Быть может, иному читателю покажется, что Хогарт непоследователен, перенося действие за пределы Лондона. Но какое заблуждение думать, что для жителя английской столицы она существует помимо своих пригородов и садов. Совершая путешествие по Лондону не только во времени, но и в пространстве, нельзя миновать его окрестностей, столь же от него неотделимых, как красный кирпич и белые оконные рамы домов.

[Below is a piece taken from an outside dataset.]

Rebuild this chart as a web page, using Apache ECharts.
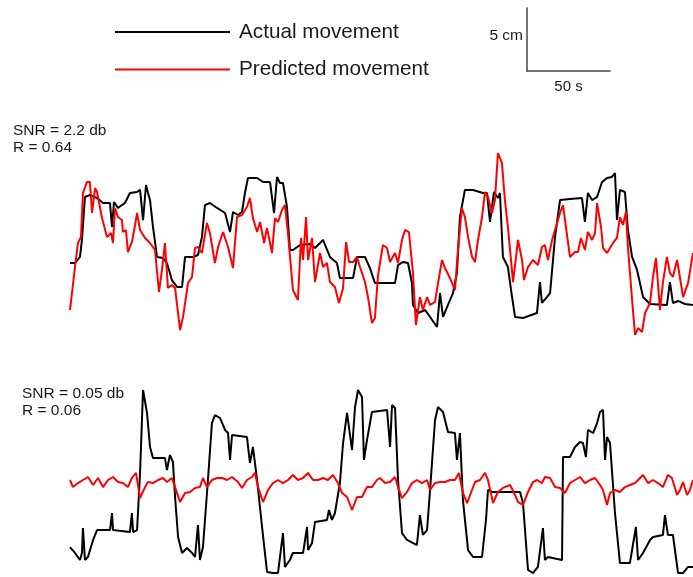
<!DOCTYPE html>
<html>
<head>
<meta charset="utf-8">
<script src="https://cdn.jsdelivr.net/npm/echarts@6/dist/echarts.min.js"></script>
<style>html,body{margin:0;padding:0;background:#fff}#c{width:693px;height:577px}</style>
</head>
<body>
<div id="c"></div>
<script>
// time in seconds, position in cm
const actualTop = [[0,6.03],[3.0,6.03],[6.0,6.51],[7.2,7.86],[9.0,11.27],[12.0,11.43],[16.3,11.19],[19.9,10.79],[24.1,10.79],[25.3,8.89],[26.5,10.87],[28.9,10.40],[31.3,10.63],[33.1,10.79],[36.1,11.59],[40.4,11.67],[42.2,11.83],[44.0,9.44],[45.8,12.22],[47.0,11.59],[48.2,11.03],[50.0,8.89],[52.4,6.51],[56.0,6.43],[58.4,6.03],[61.4,4.68],[64.5,4.13],[67.5,4.13],[69.3,6.51],[74.1,6.51],[77.1,6.67],[79.5,8.10],[81.3,10.63],[84.3,10.79],[88.6,10.40],[93.4,10.00],[96.4,8.49],[98.2,10.08],[101.2,9.84],[103.6,10.08],[105.4,11.59],[107.2,12.78],[112.7,12.78],[116.3,12.46],[120.5,12.46],[122.9,10.00],[124.7,12.86],[126.5,12.38],[128.3,12.38],[130.7,10.48],[132.5,7.06],[134.3,7.06],[138.6,7.46],[144.6,7.54],[147.6,7.22],[152.4,7.86],[156.6,6.51],[160.8,6.03],[162.6,4.84],[170.5,4.84],[172.9,6.51],[177.7,6.51],[180.7,5.63],[183.7,4.44],[195.8,4.44],[197.6,5.87],[200.6,6.11],[203.6,6.03],[206.0,4.44],[206.6,2.70],[209.6,2.06],[213.9,2.30],[216.9,1.75],[221.1,0.95],[222.9,3.65],[224.7,1.75],[227.7,2.70],[230.7,3.65],[233.1,5.24],[234.9,9.68],[237.9,11.83],[242.8,11.83],[248.8,11.59],[251.2,11.59],[253.0,9.29],[255.4,11.67],[257.8,11.19],[259.0,11.59],[260.8,6.51],[263.8,5.71],[266.3,3.33],[268.1,1.75],[272.9,1.67],[281.3,2.06],[283.1,4.52],[284.3,2.86],[287.3,3.33],[289.2,3.65],[292.2,8.10],[295.2,11.03],[301.2,11.11],[308.4,11.19],[310.2,9.29],[312.0,11.59],[314.5,11.03],[317.5,11.27],[320.5,12.46],[323.5,12.78],[326.5,12.86],[328.3,13.17],[329.5,9.44],[331.3,11.83],[334.3,11.67],[336.1,8.65],[338.6,6.51],[341.6,5.48],[345.2,3.33],[349.4,2.78],[359.6,2.70],[361.4,4.52],[363.2,2.86],[366.3,3.02],[370.5,2.78],[375.3,2.70]];

const predictedTop = [[0,2.30],[3.0,5.71],[4.8,7.62],[6.6,8.10],[7.8,11.59],[10.2,12.46],[12.0,12.46],[13.3,10.00],[15.1,11.98],[16.3,11.67],[19.3,9.60],[22.3,8.10],[24.7,8.41],[25.9,7.62],[27.1,10.40],[28.9,9.68],[31.3,9.44],[31.9,8.49],[33.7,8.65],[34.9,6.90],[37.3,7.70],[39.2,9.05],[40.4,10.00],[42.2,8.65],[45.2,8.02],[48.2,7.62],[51.2,7.06],[53.6,3.73],[55.4,5.48],[57.2,7.62],[59.0,4.05],[61.4,4.29],[63.3,4.05],[66.3,0.71],[68.1,1.75],[71.1,4.44],[73.5,4.92],[75.3,7.22],[77.1,7.30],[79.5,6.83],[82.5,9.21],[84.3,8.41],[87.3,6.03],[89.2,7.30],[92.2,8.49],[95.2,7.30],[98.2,5.63],[100.6,9.68],[103.6,9.84],[106.6,10.48],[108.4,11.19],[110.2,9.60],[112.7,8.49],[114.5,9.29],[116.9,7.62],[118.7,8.81],[121.7,6.83],[123.5,9.60],[125.3,9.29],[127.7,10.24],[129.5,10.63],[131.3,8.41],[134.3,3.89],[137.3,3.10],[139.2,8.02],[140.4,6.27],[142.2,9.68],[143.4,6.27],[145.8,8.02],[147.6,4.52],[150.6,6.83],[152.4,5.71],[154.8,6.03],[156.6,4.52],[159.6,4.13],[162.0,2.86],[164.5,4.05],[166.3,7.70],[168.1,6.11],[170.5,6.11],[172.9,6.51],[174.7,5.71],[177.7,4.52],[179.5,3.33],[181.9,1.27],[183.7,1.67],[185.5,5.00],[186.7,5.08],[188.5,7.46],[191.0,7.22],[192.8,6.11],[195.8,6.83],[197.6,6.03],[200.0,7.86],[201.8,8.65],[204.2,8.49],[206.6,5.24],[208.4,1.11],[210.8,3.33],[212.6,2.30],[215.1,3.33],[216.9,2.70],[219.9,2.94],[221.7,4.44],[224.1,6.27],[225.9,5.63],[228.9,4.84],[231.9,3.89],[233.7,7.06],[236.1,10.40],[237.9,9.68],[239.8,8.10],[242.2,6.51],[244.0,6.11],[245.8,7.86],[248.2,9.68],[250.0,11.67],[251.8,11.27],[254.2,10.00],[256.0,11.03],[257.8,14.76],[260.2,13.97],[262.0,11.03],[263.8,8.89],[266.9,4.52],[269.9,7.86],[272.3,6.27],[273.5,4.68],[275.9,5.71],[278.9,6.27],[281.9,5.87],[284.3,7.30],[286.1,7.46],[287.9,6.27],[290.4,7.86],[293.4,9.21],[295.2,10.00],[297.0,10.63],[299.4,8.25],[301.2,6.51],[304.2,6.90],[306.0,6.90],[307.8,8.02],[310.2,7.06],[312.0,8.49],[314.5,7.86],[316.3,8.41],[317.5,10.79],[319.9,8.89],[321.1,7.22],[323.5,6.83],[325.3,7.22],[327.1,7.62],[329.5,8.02],[331.3,9.68],[333.1,9.05],[334.9,10.08],[336.1,7.30],[338.6,3.10],[340.4,0.32],[342.2,0.87],[344.6,0.56],[346.4,2.06],[349.4,2.86],[351.2,4.92],[353.0,6.43],[355.4,2.30],[357.2,4.52],[359.6,6.51],[361.4,5.24],[363.2,4.92],[365.7,6.27],[367.5,4.84],[369.3,3.33],[372.3,4.44],[375.3,6.83]];

const actualBottom = [[0,2.14],[3.0,1.67],[6.0,1.11],[7.2,1.67],[7.8,3.65],[9.0,1.11],[10.8,1.35],[13.9,2.70],[16.3,3.49],[24.1,3.49],[25.3,4.84],[25.9,3.49],[36.1,3.33],[37.3,4.84],[38.0,3.33],[40.4,3.49],[42.2,8.02],[44.0,14.60],[46.4,12.78],[48.2,10.08],[50.0,9.21],[57.2,9.21],[58.4,8.25],[60.2,9.44],[62.0,8.89],[63.3,6.11],[65.1,2.94],[67.5,1.67],[70.5,2.06],[73.5,1.67],[75.3,1.35],[77.1,3.89],[78.3,1.11],[80.1,2.14],[83.1,7.46],[85.5,11.98],[87.3,12.62],[90.4,12.38],[93.4,11.43],[95.2,11.19],[96.4,9.05],[97.6,11.03],[106.6,10.87],[108.4,8.81],[110.2,10.08],[112.7,7.46],[115.7,3.73],[118.7,0.16],[122.3,0.08],[125.3,0.08],[128.3,3.25],[129.5,0.56],[132.5,1.11],[134.3,1.67],[140.4,1.67],[142.8,3.73],[143.4,1.90],[145.8,2.46],[147.6,4.13],[154.8,4.29],[156.0,5.08],[157.8,4.29],[159.6,4.84],[162.6,7.22],[164.5,10.40],[166.9,12.78],[169.9,9.84],[171.7,13.25],[173.5,14.60],[175.9,14.05],[177.1,9.05],[178.9,10.63],[181.9,12.86],[191.0,13.02],[192.8,10.08],[194.0,13.41],[195.8,13.17],[197.6,7.46],[200.0,3.25],[203.0,2.70],[209.0,2.30],[210.8,4.68],[212.6,3.10],[215.1,3.49],[216.9,6.67],[219.9,12.22],[221.7,13.25],[224.7,12.86],[227.7,11.27],[231.9,11.19],[233.1,9.05],[234.9,11.19],[236.7,5.87],[239.8,1.90],[242.8,1.35],[248.2,1.35],[250.6,4.29],[251.8,6.67],[254.2,6.51],[271.1,6.51],[272.9,5.63],[275.9,0.32],[278.9,0.08],[281.9,0.56],[284.9,3.65],[286.1,1.11],[287.9,1.35],[296.4,1.11],[297.0,9.29],[301.2,9.29],[304.2,10.08],[307.2,10.48],[309.0,10.40],[310.8,9.29],[312.0,11.43],[315.1,11.19],[317.5,11.98],[319.3,12.86],[321.1,13.02],[322.3,9.05],[323.5,10.87],[325.3,10.40],[328.3,4.84],[331.3,0.87],[337.3,0.87],[340.9,3.73],[342.2,1.11],[345.2,1.67],[349.4,2.70],[351.2,2.94],[357.2,3.10],[358.4,4.68],[360.2,3.10],[363.2,3.10],[366.3,0.08],[369.3,0.08],[372.3,0.56],[375.3,0.56]];

const predictedBottom = [[0,7.46],[1.8,6.90],[4.8,7.22],[7.8,7.46],[10.8,7.70],[13.9,7.06],[16.9,7.62],[19.9,6.90],[22.9,7.46],[25.9,7.70],[28.9,7.30],[31.9,7.22],[34.9,6.90],[37.3,7.62],[39.8,8.02],[42.2,6.03],[45.2,6.90],[47.0,7.30],[50.0,7.22],[53.0,7.46],[56.0,7.62],[58.4,7.30],[61.4,7.62],[63.3,6.90],[66.3,5.71],[69.3,6.43],[72.3,6.51],[75.3,6.83],[78.3,6.90],[80.1,7.62],[82.5,6.90],[85.5,7.46],[88.6,7.62],[91.6,7.62],[94.6,7.46],[97.6,7.70],[101.2,7.30],[103.6,6.83],[106.6,7.46],[109.6,7.70],[111.4,8.02],[113.3,6.90],[116.3,5.71],[119.3,6.67],[122.3,7.22],[125.3,7.46],[128.3,7.22],[131.3,7.46],[134.3,7.86],[137.3,7.46],[140.4,7.62],[143.4,8.02],[146.4,7.46],[149.4,7.46],[152.4,7.62],[155.4,7.46],[158.4,7.86],[161.4,7.22],[163.9,6.43],[166.9,6.11],[169.9,5.08],[172.9,6.11],[175.9,6.11],[178.9,6.90],[181.9,6.90],[184.9,7.46],[186.7,7.62],[189.8,7.22],[192.8,7.30],[195.8,7.70],[197.6,6.90],[200.0,6.03],[203.0,6.51],[206.0,7.22],[209.0,7.46],[212.0,7.22],[215.1,7.46],[216.9,6.67],[219.9,7.22],[222.9,7.30],[225.9,7.30],[228.9,7.46],[231.9,7.46],[234.3,8.02],[236.7,6.43],[239.2,5.63],[241.0,6.27],[244.0,7.30],[247.0,7.46],[250.0,8.02],[251.8,7.46],[254.8,5.63],[257.8,6.51],[260.8,6.83],[265.1,7.06],[268.1,6.27],[269.9,5.71],[272.9,5.48],[275.9,6.51],[278.9,7.30],[281.3,7.46],[284.3,7.22],[286.1,7.70],[289.2,7.62],[292.2,6.90],[295.2,6.83],[298.2,6.43],[301.2,7.22],[304.2,7.46],[307.2,7.70],[310.2,7.22],[313.2,7.46],[316.3,7.62],[319.3,7.06],[321.1,6.67],[323.5,5.48],[325.3,6.43],[328.3,6.67],[331.3,6.51],[334.3,6.90],[337.3,7.06],[340.4,7.22],[343.4,7.62],[345.2,7.86],[348.2,7.22],[351.2,7.46],[354.2,7.22],[357.2,6.90],[360.2,7.86],[362.6,7.62],[365.7,6.27],[367.5,6.67],[369.3,7.30],[371.7,6.27],[373.5,6.67],[375.3,7.46]];

const seriesNames = ['Actual movement', 'Predicted movement'];
const panelNotes = ['SNR = 2.2 db\nR = 0.64', 'SNR = 0.05 db\nR = 0.06'];
const scaleBar = { seconds: 50, cm: 5, secLabel: '50 s', cmLabel: '5 cm' };
const timeMax = 375.3;
const posMax = 15;

const FONT = 'Liberation Sans, Arial, sans-serif';
const chart = echarts.init(document.getElementById('c'), null, { renderer: 'canvas' });

const hiddenX = (gi) => ({ type: 'value', gridIndex: gi, min: 0, max: timeMax, show: false });
const hiddenY = (gi) => ({ type: 'value', gridIndex: gi, min: 0, max: posMax, show: false });

const lineSeries = (name, data, gi, color) => ({
  name, type: 'line', data, xAxisIndex: gi, yAxisIndex: gi,
  showSymbol: false, symbol: 'none', smooth: false,
  lineStyle: { color, width: 2 }, itemStyle: { color },
  emphasis: { disabled: true }
});

const noteStyle = { fontSize: 15.5, fontWeight: 'normal', color: '#1a1a1a', lineHeight: 17, fontFamily: FONT };

chart.setOption({
  animation: false,
  backgroundColor: '#fff',
  textStyle: { fontFamily: FONT },
  title: [
    { text: panelNotes[0], left: 8, top: 117, textStyle: noteStyle },
    { text: panelNotes[1], left: 17, top: 380, textStyle: noteStyle }
  ],
  legend: {
    data: seriesNames,
    orient: 'vertical',
    left: 110, top: 16,
    icon: 'rect',
    itemWidth: 115, itemHeight: 2,
    itemGap: 15.6,
    selectedMode: false,
    textStyle: { fontSize: 20.7, color: '#1a1a1a', fontFamily: FONT, lineHeight: 22, padding: [0, 0, 0, 4] }
  },
  grid: [
    { left: 70, top: 150, width: 623, height: 189 },
    { left: 70, top: 385, width: 623, height: 189 },
    { left: 527, top: 8, width: 83, height: 63 }
  ],
  xAxis: [
    hiddenX(0), hiddenX(1),
    { type: 'value', gridIndex: 2, min: 0, max: scaleBar.seconds, interval: scaleBar.seconds,
      axisLine: { show: true, onZero: false, lineStyle: { color: '#444', width: 1.5 } },
      axisTick: { show: false }, axisLabel: { show: false }, splitLine: { show: false },
      name: scaleBar.secLabel, nameLocation: 'middle', nameGap: 8,
      nameTextStyle: { fontSize: 15, color: '#1a1a1a', fontFamily: FONT } }
  ],
  yAxis: [
    hiddenY(0), hiddenY(1),
    { type: 'value', gridIndex: 2, min: 0, max: scaleBar.cm, interval: scaleBar.cm,
      axisLine: { show: true, onZero: false, lineStyle: { color: '#444', width: 1.5 } },
      axisTick: { show: false }, axisLabel: { show: false }, splitLine: { show: false },
      name: scaleBar.cmLabel, nameLocation: 'middle', nameGap: 4, nameRotate: 0,
      nameTextStyle: { fontSize: 15.5, color: '#1a1a1a', fontFamily: FONT, verticalAlign: 'bottom', lineHeight: 7 } }
  ],
  series: [
    lineSeries(seriesNames[0], actualTop, 0, '#000'),
    lineSeries(seriesNames[1], predictedTop, 0, '#ff0000'),
    lineSeries(seriesNames[0], actualBottom, 1, '#000'),
    lineSeries(seriesNames[1], predictedBottom, 1, '#ff0000')
  ]
});
</script>
</body>
</html>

И вот мы — на Нью-ривер — в те часы перед началом сумерек, когда земля беспощадно отдает накопленное за день тепло, когда, кажется, воздух горячее, чем в полдень, и облака неподвижно застывают в уже чуть бледнеющем небе. В это время так упоительно пахнут лужайки лондонских предместий — медом, хмелем, теплой землей; чайки не летят, а словно висят в густом, душном воздухе, а от воды подымается та нежная поэтическая дымка, которую — много лет спустя — будет так блистательно писать Томас Гейнсборо. В самом деле — все в картине Хогарта дышит зноем: поникли листья плюща, вьющегося по стене харчевни под вывеской «Хью Мидлтон» (названной так, по всей вероятности, в честь знаменитого в ту пору филантропа), и даже корова безуспешно старается использовать сильно уже поредевшую кисточку хвоста вместо веера. Но самое красноречивое свидетельство знойной поры — это семья красильщика, что, разморенная духотой и пережитыми впечатлениями, возвращается в Лондон после незабываемых часов, проведенных на лоне природы, а затем, разумеется, в театре «Сэдлерз Уэллз».

Тут опять начинаются всякие забавные хогартовские выдумки, рожденные язвительной фантазией великого наблюдателя. Одни только сопоставления, сочетания, казалось бы, несоединяемого и несравниваемого дают неожиданный и смешной результат. И дородная, светящаяся розовым жиром красильщица, подавляющая массивными своими телесами худую, голодную корову; и сам красильщик, оказавшийся вдруг — а может быть, и давно уже — рогатым благодаря коровьим рогам, торчащим из-за его головы; и пара детей, нелепо пародирующая пару супружескую: мальчик держит в руках куколку, как красильщик — заснувшую дочь, а девочка, как красильщица, — веер. Много в этой картине забавного, но не в пример предыдущему полотну здесь ничто и ничему не мешает, из маленьких и комических подробностей складывается живое ощущение целого — картина разморенного жарким днем лондонского предместья, где все проникнуто снисходительным юмором художника, которому лень смеяться слишком зло. И как тут много «доброй старой Англии», ведь так откровенно любуется Хогарт классическим плющом, и покатыми холмами вдали, и высокими крышами коттеджей, подымающимися над сумрачной листвой деревьев. Но вечер, настоящий вечер близится. И тут уж — в последней картине «Ночь» — Хогарт перемешивает все, варит дьявольский пунш из откровенной сатиры на знаменитых лондонцев, поэтического городского пейзажа, блестящих светотеневых эффектов и, что разумеется само собою, из сотни смешных или страшноватых нелепостей, которых здесь больше, чем в трех предшествующих картинах, вместе взятых.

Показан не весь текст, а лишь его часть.